16.04.22
Marie Bonaparte, bisneta de Napoleão, financiadora do movimento psicanalítico, aluna de Freud, orfã de mãe com um mês de idade : o nosso sentido da passagem do tempo tem origem no sentido da passagem da nossa própria vida. Quem diz que o passado é inalterável não sabe o que diz. A Marie sabia o que dizia. Procurou a cura psicanalítica para sua frigidez e até se submeteu às cirurgias de um chanfrado-impostor, o dr. Halban em Viena. Diz-se que foi ela a pagar o resgate aos nazis para Freud poder fugir para Inglaterra.

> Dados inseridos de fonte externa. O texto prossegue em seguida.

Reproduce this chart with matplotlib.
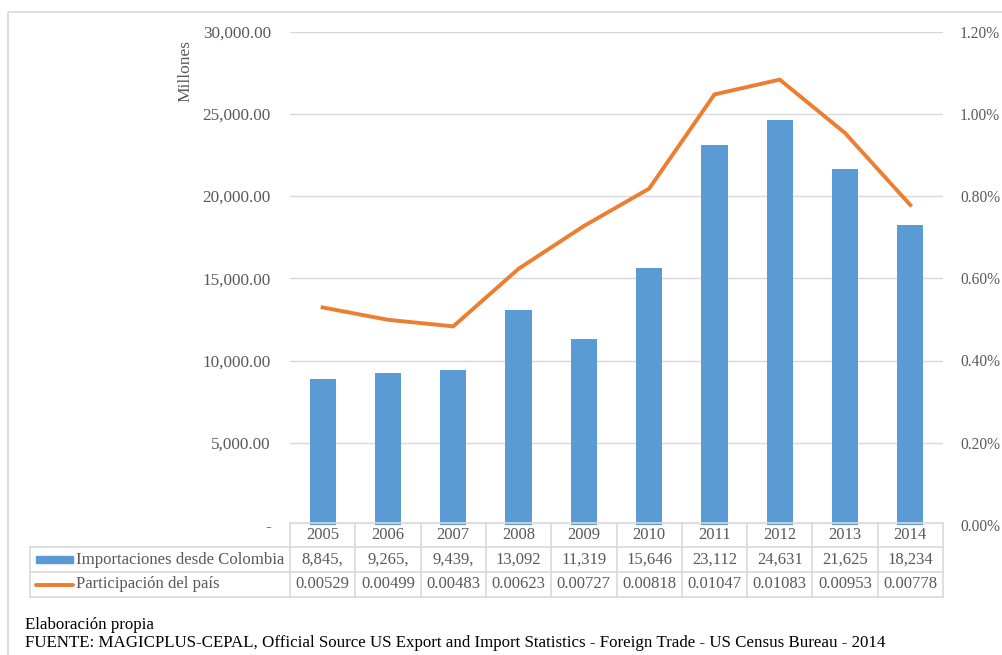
import matplotlib.pyplot as plt
from matplotlib.lines import Line2D
from matplotlib.patches import Rectangle
from matplotlib.ticker import FuncFormatter, PercentFormatter

plt.rcParams['font.family'] = ['Liberation Serif', 'DejaVu Serif']

anios = ['2005', '2006', '2007', '2008', '2009', '2010', '2011', '2012', '2013', '2014']
importaciones = [8845, 9265, 9439, 13092, 11319, 15646, 23112, 24631, 21625, 18234]
participacion = [0.00529, 0.00499, 0.00483, 0.00623, 0.00727, 0.00818,
                 0.01047, 0.01083, 0.00953, 0.00778]
serie_barras = 'Importaciones desde Colombia'
serie_linea = 'Participación del país'

AZUL = '#5B9BD5'
NARANJA = '#ED7D31'
GRIS_TXT = '#595959'
GRIS_LIN = '#D9D9D9'

W, H = 1003, 655
fig = plt.figure(figsize=(W / 100, H / 100), dpi=100)


def fx(px):
    return px / W


def fy(py):
    return 1 - py / H


# área del gráfico en píxeles
x0, x1 = 290, 943
y_top, y_cero = 31.5, 525
ax = fig.add_axes([fx(x0), fy(y_cero), fx(x1 - x0), (y_cero - y_top) / H])

pos = list(range(len(anios)))
ax.bar(pos, importaciones, width=0.4, color=AZUL, zorder=2)
ax.set_xlim(-0.5, len(anios) - 0.5)
ax.set_ylim(0, 30000)
ax.set_yticks(range(0, 30001, 5000))
ax.yaxis.set_major_formatter(FuncFormatter(lambda v, p: '-' if v == 0 else f'{v:,.2f}'))
ax.grid(axis='y', color=GRIS_LIN, linewidth=1, zorder=0)
ax.set_xticks([])
ax.tick_params(axis='y', length=0, pad=13.7, labelsize=12.3, labelcolor=GRIS_TXT)
for s in ax.spines.values():
    s.set_visible(False)

ax2 = ax.twinx()
ax2.plot(pos, participacion, color=NARANJA, linewidth=2.8, solid_joinstyle='miter', zorder=3)
ax2.set_ylim(0, 0.012)
ax2.set_yticks([i * 0.002 for i in range(7)])
ax2.yaxis.set_major_formatter(PercentFormatter(1.0, decimals=2))
ax2.tick_params(axis='y', length=0, pad=12.2, labelsize=11.2, labelcolor=GRIS_TXT)
for s in ax2.spines.values():
    s.set_visible(False)

fig.text(fx(185), fy(71), 'Millones', rotation=90, ha='center', va='center',
         fontsize=12.5, color=GRIS_TXT)

# tabla de datos bajo el gráfico
filas = [523, 547, 572, 597]
col_w = (x1 - x0) / len(anios)
x_lab = 30
lineas = [
    ([x0, x1], [filas[0], filas[0]]),
    ([x_lab, x1], [filas[1], filas[1]]),
    ([x_lab, x1], [filas[2], filas[2]]),
    ([x_lab, x1], [filas[3], filas[3]]),
    ([x_lab, x_lab], [filas[1], filas[3]]),
]
for i in range(len(anios) + 1):
    lineas.append(([x0 + i * col_w] * 2, [filas[0], filas[3]]))
for xs, ys in lineas:
    fig.add_artist(Line2D([fx(v) for v in xs], [fy(v) for v in ys],
                          color=GRIS_LIN, linewidth=1.2))

etiquetas_imp = [f'{v:,}' + (',' if v < 10000 else '') for v in importaciones]
for i, anio in enumerate(anios):
    xc = fx(x0 + (i + 0.5) * col_w)
    fig.text(xc, fy((filas[0] + filas[1]) / 2), anio, ha='center', va='center',
             fontsize=12, color=GRIS_TXT)
    fig.text(xc, fy((filas[1] + filas[2]) / 2), etiquetas_imp[i], ha='center',
             va='center', fontsize=12, color=GRIS_TXT)
    fig.text(xc, fy((filas[2] + filas[3]) / 2), f'{participacion[i]:.5f}', ha='center',
             va='center', fontsize=12, color=GRIS_TXT)

# claves de la leyenda dentro de la tabla
fig.add_artist(Rectangle((fx(36), fy(563)), fx(37), 7 / H, color=AZUL))
fig.add_artist(Line2D([fx(36), fx(73)], [fy(584.5), fy(584.5)], color=NARANJA,
                      linewidth=2.8, solid_capstyle='round'))
fig.text(fx(76), fy((filas[1] + filas[2]) / 2), serie_barras, ha='left', va='center',
         fontsize=12.1, color=GRIS_TXT)
fig.text(fx(76), fy((filas[2] + filas[3]) / 2), serie_linea, ha='left', va='center',
         fontsize=12.1, color=GRIS_TXT)

# borde del área del gráfico
fig.add_artist(Line2D([fx(8), fx(8), 1], [0, fy(12), fy(12)], color=GRIS_LIN, linewidth=1.2))

fig.text(fx(25), fy(625), 'Elaboración propia', ha='left', va='center', fontsize=12.2)
fig.text(fx(25), fy(643),
         'FUENTE: MAGICPLUS-CEPAL, Official Source US Export and Import Statistics'
         ' - Foreign Trade - US Census Bureau - 2014',
         ha='left', va='center', fontsize=12.2)

fig.savefig('out.png', dpi=100)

Regressemos ao osso. O passado é feito de duas categorias: o acontecimento e a percepção do acontecimento. Esta é perfeitamente alterável porque é sentida. Um acontecimento ocorrido há vinte anos pode ser hoje sentido de forma tão diferente que passa a ser um acontecimento...novo. O que foi uma coisa terrível tornou-se numa banalidade, o que era um detalhe enevelhece mal e acaba por ficar guardado como uma desgraça. Uma zanga de amigos, uma discussão com o pai, um amor perdido, o que quiserem.
Do ponto de vista psicoterapêutico este passado sentido conta tanto como o outro. Talvez até mais: é o nosso passado.